-- BEGIN Available data --
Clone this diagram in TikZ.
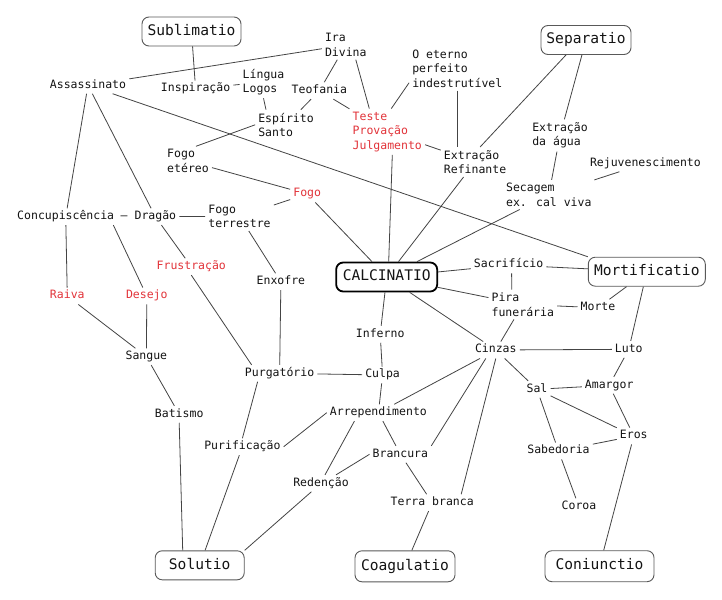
\documentclass[tikz,border=0pt]{standalone}
\usepackage{fontspec}
\newfontfamily\mono{DejaVu Sans Mono}
\definecolor{redtxt}{RGB}{226,52,58}
\definecolor{ln}{RGB}{68,68,68}
\definecolor{txt}{RGB}{20,20,20}
\begin{document}
\begin{tikzpicture}[x=1pt,y=-1pt,
 t/.style={font=\mono\fontsize{11.5}{14.5}\selectfont, text=txt, inner sep=3pt, text height=8pt, text depth=2.5pt},
 tm/.style={font=\mono\fontsize{11.5}{14.5}\selectfont, text=txt, inner sep=3pt, align=left},
 hot/.style={text=redtxt},
 box/.style={draw=black!65, line width=0.9pt, rounded corners=7pt, font=\mono\fontsize{14.6}{17}\selectfont, text=txt, minimum height=29pt, inner sep=2pt, text height=10.5pt, text depth=3pt},
 e/.style={draw=ln, line width=0.8pt}
]
\fill[white] (0,0) rectangle (722,599);
\useasboundingbox (0,0) rectangle (722,599);

% boxes
\node[box, minimum width=99pt] (subl) at (191.5,31.5) {Sublimatio};
\node[box, minimum width=90pt] (sep) at (586,40) {Separatio};
\node[box, minimum width=101pt, draw=black, line width=1.8pt] (calc) at (386.7,277) {CALCINATIO};
\node[box, minimum width=117pt] (mort) at (646.8,271.7) {Mortificatio};
\node[box, minimum width=89pt] (solu) at (199.7,565.3) {Solutio};
\node[box, minimum width=100pt, minimum height=31pt] (coag) at (405,566.3) {Coagulatio};
\node[box, minimum width=109pt, minimum height=31pt] (coni) at (599.5,566.2) {Coniunctio};

% text nodes
\node[t] (assa) at (88,85.3) {Assassinato};
\node[tm] (ira) at (345.8,45) {Ira\\Divina};
\node[tm] (lingua) at (263.5,82) {Língua\\Logos};
\node[t] (insp) at (195.6,89) {Inspiração};
\node[t] (teof) at (319.4,90.7) {Teofania};
\node[tm] (esp) at (286,124.8) {Espírito\\Santo};
\node[tm] (eterno) at (457.3,68.7) {O eterno\\perfeito\\indestrutível};
\node[tm, hot] (teste) at (387.3,131.7) {Teste\\Provação\\Julgamento};
\node[tm] (extref) at (475.1,162) {Extração\\Refinante};
\node[tm] (extagua) at (560,135.5) {Extração\\da água};
\node[t] (rejuv) at (645.4,163.3) {Rejuvenescimento};
\node[tm] (secagem) at (548.8,194.7) {Secagem\\ex. cal viva};
\node[tm] (fogoet) at (188,161) {Fogo\\etéreo};
\node[t, hot] (fogo) at (307.2,194) {Fogo};
\node[tm] (fogoter) at (239.5,216.3) {Fogo\\terrestre};
\node[t] (conc) at (65.7,216.7) {Concupiscência};
\node[t] (dash) at (124.2,216.7) {–};
\node[t] (drag) at (155.4,216.7) {Dragão};
\node[t, hot] (frust) at (191.3,266.7) {Frustração};
\node[t, hot] (raiva) at (67.3,296) {Raiva};
\node[t, hot] (desejo) at (146.8,296) {Desejo};
\node[t] (sangue) at (146.4,356.7) {Sangue};
\node[t] (batismo) at (179.2,414.3) {Batismo};
\node[t] (enxofre) at (280.9,281.7) {Enxofre};
\node[t] (purg) at (279.6,373.3) {Purgatório};
\node[t] (inferno) at (380.2,334.3) {Inferno};
\node[t] (culpa) at (382.6,375) {Culpa};
\node[t] (arrep) at (378.4,412.7) {Arrependimento};
\node[t] (purif) at (242.4,446.7) {Purificação};
\node[t] (branc) at (400.4,454.3) {Brancura};
\node[t] (reden) at (321,483.3) {Redenção};
\node[t] (terrab) at (432.2,502.7) {Terra branca};
\node[t] (sacr) at (508.6,265) {Sacrifício};
\node[tm] (pira) at (522.8,304.5) {Pira\\funerária};
\node[t] (morte) at (598,307.7) {Morte};
\node[t] (cinzas) at (495.8,350) {Cinzas};
\node[t] (luto) at (628.8,349.3) {Luto};
\node[t] (sal) at (537,389.3) {Sal};
\node[t] (amargor) at (609.2,385.3) {Amargor};
\node[t] (eros) at (633.8,436) {Eros};
\node[t] (sabed) at (558.5,451) {Sabedoria};
\node[t] (coroa) at (579,506.7) {Coroa};

% connectors
\draw[e] (subl) -- (insp);
\draw[e] (assa) -- (ira);
\draw[e] (assa) -- (mort.north west);
\draw[e] (assa) -- (conc);
\draw[e] (assa) -- (drag);
\draw[e] (ira) -- (teof);
\draw[e] ([xshift=10pt]ira.south) -- ([xshift=-18pt]teste.north);
\draw[e] (teof) -- (teste);
\draw[e] (teof) -- (esp);
\draw[e] (lingua.south) -- ([xshift=-20pt]esp.north);
\draw[e] (insp) -- (lingua);
\draw[e] (esp.west) -- ([xshift=8pt]fogoet.north);
\draw[e] ([yshift=8pt]eterno.south west) -- ([xshift=4pt]teste.north);
\draw[e] (eterno.south) -- (eterno.south |- extref.north);
\draw[e] (teste) -- (extref);
\draw[e] ([xshift=5pt]teste.south) -- ([xshift=2pt]calc.north);
\draw[e] (extref) -- (calc);
\draw[e] ([xshift=-20pt]sep.south) -- ([xshift=5pt]extref.north);
\draw[e] (sep) -- (extagua);
\draw[e] (extagua) -- (secagem);
\draw[e] (rejuv) -- (secagem);
\draw[e] (secagem) -- (calc);
\draw[e] (fogoet) -- (fogo);
\draw[e] (fogo) -- (fogoter);
\draw[e] (fogo) -- (calc);
\draw[e] (drag) -- (fogoter);
\draw[e] (fogoter) -- (enxofre);
\draw[e] (drag) -- (frust);
\draw[e] (frust.south) -- ([xshift=-28pt]purg.north);
\draw[e] (conc) -- (raiva);
\draw[e] ([xshift=-4pt]conc.south east) -- (desejo);
\draw[e] (raiva) -- (sangue);
\draw[e] (desejo) -- (sangue);
\draw[e] (sangue) -- (batismo);
\draw[e] (batismo.south) -- ([xshift=-17pt]solu.north);
\draw[e] (enxofre) -- (purg);
\draw[e] ([xshift=-22pt]purg.south) -- (purif.north);
\draw[e] (purif) -- (solu);
\draw[e] (purg) -- (culpa);
\draw[e] (calc) -- (inferno);
\draw[e] (inferno) -- (culpa);
\draw[e] (culpa) -- (arrep);
\draw[e] (purif.east) -- (arrep.west);
\draw[e] ([xshift=-24pt]arrep.south) -- ([xshift=4pt]reden.north);
\draw[e] (arrep) -- (branc);
\draw[e] (branc.west) -- ([xshift=15pt]reden.north);
\draw[e] (reden) -- (solu.north east);
\draw[e] (branc) -- (terrab);
\draw[e] (terrab) -- (coag);
\draw[e] (cinzas) -- (arrep);
\draw[e] ([xshift=-10pt]cinzas.south) -- (branc.north east);
\draw[e] (cinzas.south) -- ([xshift=29pt]terrab.north);
\draw[e] (calc) -- (cinzas);
\draw[e] (calc) -- (sacr);
\draw[e] (calc) -- (pira);
\draw[e] (sacr) -- (mort);
\draw[e] ([xshift=3pt]sacr.south) -- ([xshift=-11pt]pira.north);
\draw[e] (pira) -- (morte);
\draw[e] (morte) -- (mort);
\draw[e] (pira) -- (cinzas);
\draw[e] (cinzas) -- (luto);
\draw[e] (mort) -- (luto);
\draw[e] (luto) -- (amargor);
\draw[e] (cinzas) -- (sal);
\draw[e] (sal) -- (amargor);
\draw[e] (sal) -- (eros);
\draw[e] (amargor) -- (eros);
\draw[e] (sal) -- (sabed);
\draw[e] (eros) -- (sabed);
\draw[e] (sabed) -- (coroa);
\draw[e] (eros) -- (coni);
\end{tikzpicture}
\end{document}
-- END Available data --
Instructions for the task: Write out the lines from the start of the material to the line with "minimum width=109pt, minimum", inclusive and exactly. Skip the pictures.

Result below:
Clone this diagram in TikZ.
\documentclass[tikz,border=0pt]{standalone}
\usepackage{fontspec}
\newfontfamily\mono{DejaVu Sans Mono}
\definecolor{redtxt}{RGB}{226,52,58}
\definecolor{ln}{RGB}{68,68,68}
\definecolor{txt}{RGB}{20,20,20}
\begin{document}
\begin{tikzpicture}[x=1pt,y=-1pt,
 t/.style={font=\mono\fontsize{11.5}{14.5}\selectfont, text=txt, inner sep=3pt, text height=8pt, text depth=2.5pt},
 tm/.style={font=\mono\fontsize{11.5}{14.5}\selectfont, text=txt, inner sep=3pt, align=left},
 hot/.style={text=redtxt},
 box/.style={draw=black!65, line width=0.9pt, rounded corners=7pt, font=\mono\fontsize{14.6}{17}\selectfont, text=txt, minimum height=29pt, inner sep=2pt, text height=10.5pt, text depth=3pt},
 e/.style={draw=ln, line width=0.8pt}
]
\fill[white] (0,0) rectangle (722,599);
\useasboundingbox (0,0) rectangle (722,599);

% boxes
\node[box, minimum width=99pt] (subl) at (191.5,31.5) {Sublimatio};
\node[box, minimum width=90pt] (sep) at (586,40) {Separatio};
\node[box, minimum width=101pt, draw=black, line width=1.8pt] (calc) at (386.7,277) {CALCINATIO};
\node[box, minimum width=117pt] (mort) at (646.8,271.7) {Mortificatio};
\node[box, minimum width=89pt] (solu) at (199.7,565.3) {Solutio};
\node[box, minimum width=100pt, minimum height=31pt] (coag) at (405,566.3) {Coagulatio};
\node[box, minimum width=109pt, minimum height=31pt] (coni) at (599.5,566.2) {Coniunctio};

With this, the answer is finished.